Alessandro De Carolis – Città del Vaticano
“Dio avrebbe tanti motivi per non parlare più al suo popolo, ma non si è mai rassegnato!”. L’esclamazione è di un maestro dello spirito, un uomo intriso della sapienza della Bibbia, sondata e letteralmente ruminata per decenni per essere restituita nella sua densità. A ricordare l’esclamazione del cardinale Albert Vanhoye, spentosi lo scorso 29 luglio, è stato il cardinale Leonardo Sandri, che ha presieduto in San Pietro la Messa esequiale.
Nel fuoco della Scrittura
Novantotto anni di vita e sessantasette di sacerdozio. I numeri danno una misura dell’uomo “rigoroso e determinato” che a diciotto anni attraversò “a piedi la Francia ormai occupata dai nazisti per poter entrare nella Compagnia di Gesù”. Il cardinale Sandri ha ricordato in apertura di omelia questo episodio, eloquente della fibra del futuro esegeta francese, tanto apprezzato da Benedetto XVI. Stella polare della vocazione e del suo ministero di sacerdote fu per Albert Vanhoye la Sacra Scrittura e in particolare il testo della Lettera agli Ebrei, di cui era un fine studioso. “Egli – ha evidenziato vicedecano del Collegio cardinalizio – non l’ha mai trattata come arido testo da dissezionare e scomporre, ma è stato capace di cogliere sempre dietro le strutture e la composizione dei brani il rimando” a Cristo e per questo, ha soggiunto, “chiedeva la grazia che fosse l’esperienza anche di ciascuno di noi, attratti non da una gloria lontana, ma da quella che ci introduce alla comunione con Dio”.
Lo scriba fedele
Il cardinale Sandri ha speso parole anche per la “totale dedizione” manifestata dal porporato francese negli anni della dignità cardinalizia, cui era stato chiamato dal Papa emerito nel 2006. Padre Albert, ha ricordato, si è distinto nel suo “sentire cum Ecclesia” e ci “ha insegnato a riprendere il linguaggio sacerdotale in riferimento a Cristo”, mettendoci “in guardia da uno svuotamento di apparenze rituali e facendoci cogliere la radicale novità del sacerdozio del Nuovo Testamento”. “L’esistenza del biblista e cardinale Vanhoye – ha proseguito ancora il cardinale Sandri – la possiamo paragonare a quella dello scriba divenuto discepolo del Regno, capace di trarre dal suo tesoro cose antiche e cose nuove”, come in occasione degli Esercizi spirituali predicati alla Curia nel 2008.

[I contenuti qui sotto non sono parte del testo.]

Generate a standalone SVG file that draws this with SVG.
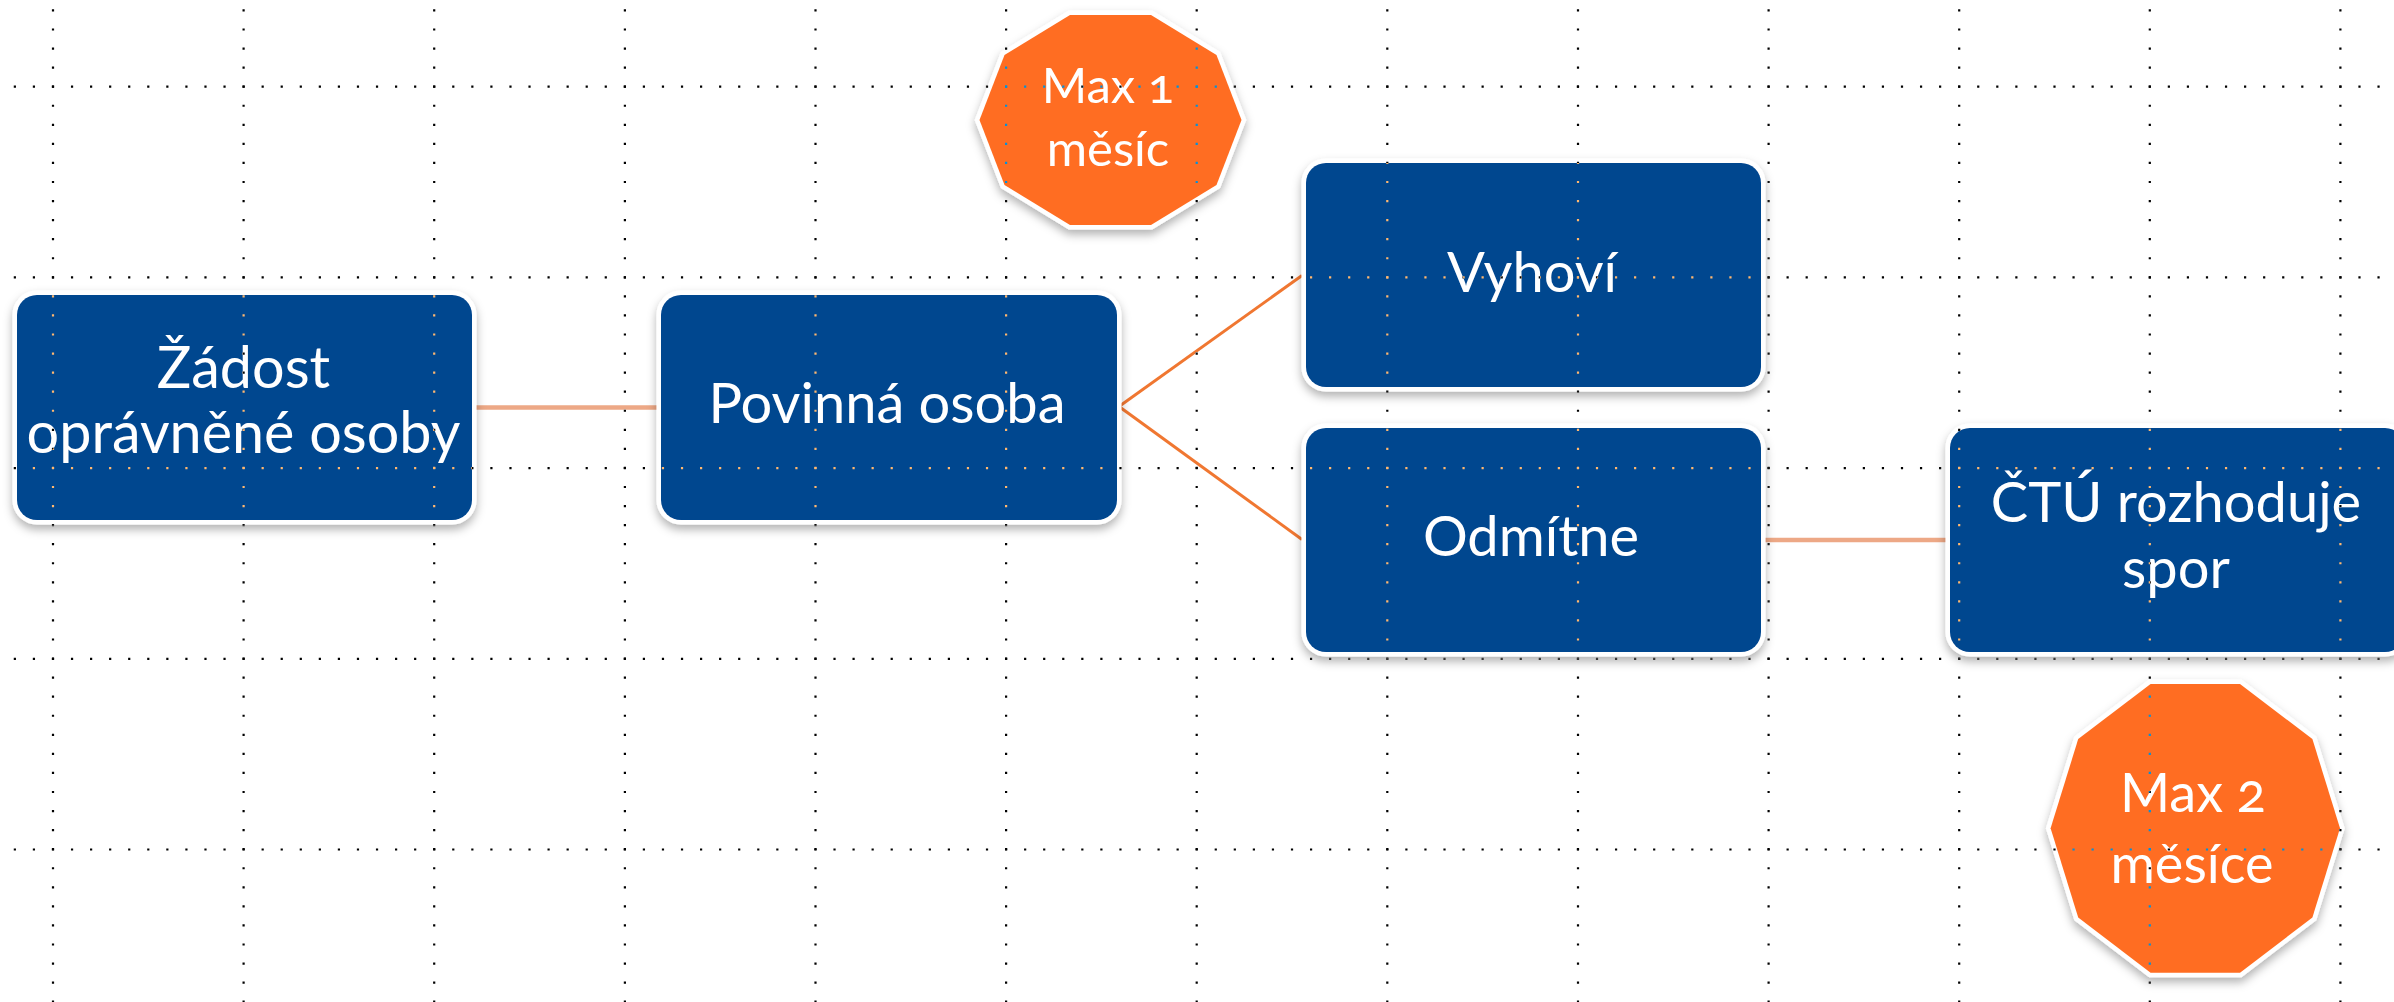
<svg xmlns="http://www.w3.org/2000/svg" width="2394" height="1002" viewBox="0 0 2394 1002">
<style>
.bg{fill:#ffffff}
.box{fill:#02468f;stroke:#ffffff;stroke-width:9;paint-order:stroke}
.oct{fill:#ff6d21;stroke:#ffffff;stroke-width:9;paint-order:stroke;stroke-linejoin:miter}
.lbl{font-family:Lato,"Open Sans","Noto Sans",sans-serif;fill:#ffffff;text-anchor:middle;font-variant-numeric:oldstyle-nums}
.cLight{stroke:#eda886;stroke-width:4.5;fill:none}
.cDark{stroke:#f07731;stroke-width:3;fill:none}
.gh,.gv{stroke:#ffffff;stroke-width:2.2}
.gh{stroke-dasharray:2.2 16.862}
.gv{stroke-dasharray:2.2 16.862}
#grid{mix-blend-mode:difference}
</style>
<defs>
<filter id="sh" x="-10%" y="-15%" width="120%" height="135%">
<feDropShadow dx="0" dy="5" stdDeviation="5" flood-color="#000" flood-opacity="0.3"/>
</filter>
</defs>
<rect class="bg" x="0" y="0" width="2394" height="1002"/>

<g id="connectors">
<line class="cLight" x1="474" y1="407.5" x2="658" y2="407.5"/>
<line class="cDark" x1="1119" y1="406.5" x2="1302" y2="275.5"/>
<line class="cDark" x1="1119" y1="406.5" x2="1302" y2="539.5"/>
<line class="cLight" x1="1763" y1="540" x2="1948" y2="540"/>
</g>

<g id="n-zadost" filter="url(#sh)">
<rect class="box" x="17" y="295" width="455" height="225" rx="20"/>
<text class="lbl" font-size="57.5" x="243.5" y="388">Žádost</text>
<text class="lbl" font-size="57.5" x="243.5" y="453">oprávněné osoby</text>
</g>

<g id="n-povinna" filter="url(#sh)">
<rect class="box" x="661" y="295" width="456" height="225" rx="20"/>
<text class="lbl" font-size="56" x="887" y="423">Povinná osoba</text>
</g>

<g id="n-vyhovi" filter="url(#sh)">
<rect class="box" x="1306" y="163" width="455" height="224" rx="20"/>
<text class="lbl" font-size="56" x="1532" y="292">Vyhoví</text>
</g>

<g id="n-odmitne" filter="url(#sh)">
<rect class="box" x="1306" y="428" width="455" height="224" rx="20"/>
<text class="lbl" font-size="56" x="1531" y="556">Odmítne</text>
</g>

<g id="n-ctu" filter="url(#sh)">
<rect class="box" x="1950" y="428" width="455" height="224" rx="20"/>
<text class="lbl" font-size="56" x="2176" y="522">ČTÚ rozhoduje</text>
<text class="lbl" font-size="56" x="2176" y="588">spor</text>
</g>

<g id="n-max1" filter="url(#sh)">
<polygon class="oct" points="1241.5,120 1216.5,184.9 1151,225 1070,225 1004.5,184.9 979.5,120 1004.5,55.1 1070,15 1151,15 1216.5,55.1"/>
<text class="lbl" font-size="49" x="1108" y="103">Max 1</text>
<text class="lbl" font-size="49" x="1108" y="166">měsíc</text>
</g>

<g id="n-max2" filter="url(#sh)">
<polygon class="oct" points="2340,828.3 2312.4,917.5 2240,972.7 2150.6,972.7 2078.2,917.5 2050.6,828.3 2078.2,739.1 2150.6,683.9 2240,683.9 2312.4,739.1"/>
<text class="lbl" font-size="54" x="2193" y="812">Max 2</text>
<text class="lbl" font-size="54" x="2192" y="883">měsíce</text>
</g>

<g id="grid">
<line class="gh" x1="-5.3" y1="86.7" x2="2394" y2="86.7"/>
<line class="gh" x1="-5.3" y1="277.4" x2="2394" y2="277.4"/>
<line class="gh" x1="-5.3" y1="468.1" x2="2394" y2="468.1"/>
<line class="gh" x1="-5.3" y1="658.8" x2="2394" y2="658.8"/>
<line class="gh" x1="-5.3" y1="849.5" x2="2394" y2="849.5"/>
<line class="gv" x1="53" y1="-9.7" x2="53" y2="1002"/>
<line class="gv" x1="243.6" y1="-9.7" x2="243.6" y2="1002"/>
<line class="gv" x1="434.2" y1="-9.7" x2="434.2" y2="1002"/>
<line class="gv" x1="624.9" y1="-9.7" x2="624.9" y2="1002"/>
<line class="gv" x1="815.5" y1="-9.7" x2="815.5" y2="1002"/>
<line class="gv" x1="1006.1" y1="-9.7" x2="1006.1" y2="1002"/>
<line class="gv" x1="1196.7" y1="-9.7" x2="1196.7" y2="1002"/>
<line class="gv" x1="1387.3" y1="-9.7" x2="1387.3" y2="1002"/>
<line class="gv" x1="1578" y1="-9.7" x2="1578" y2="1002"/>
<line class="gv" x1="1768.6" y1="-9.7" x2="1768.6" y2="1002"/>
<line class="gv" x1="1959.2" y1="-9.7" x2="1959.2" y2="1002"/>
<line class="gv" x1="2149.8" y1="-9.7" x2="2149.8" y2="1002"/>
<line class="gv" x1="2340.4" y1="-9.7" x2="2340.4" y2="1002"/>
</g>
</svg>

Gli insegnamenti che restano
In quella circostanza, ha rammentato il cardinale celebrante, “siamo stati presi per mano da un fratello nella fede totalmente rapito dalla Parola che ci annunciava”, e “quasi anticipando” quel Giubileo della Misericordia che Papa Francesco avrebbe proclamato pochi anni dopo, il cardinale Vanhoye ci lasciò, ha sottolineato il cardinale Sandri, un insegnamento sulla misericordia, “il tratto distintivo del Cristo”: non il “sentimento superficiale di chi si commuove facilmente”, bensì la “capacità acquisita attraverso l’esperienza personale della sofferenza. Bisogna essere passati attraverso le stesse prove, le stesse sofferenze di coloro che si vogliono aiutare”. E “Cristo sa compatire perché è stato provato in tutto come noi”.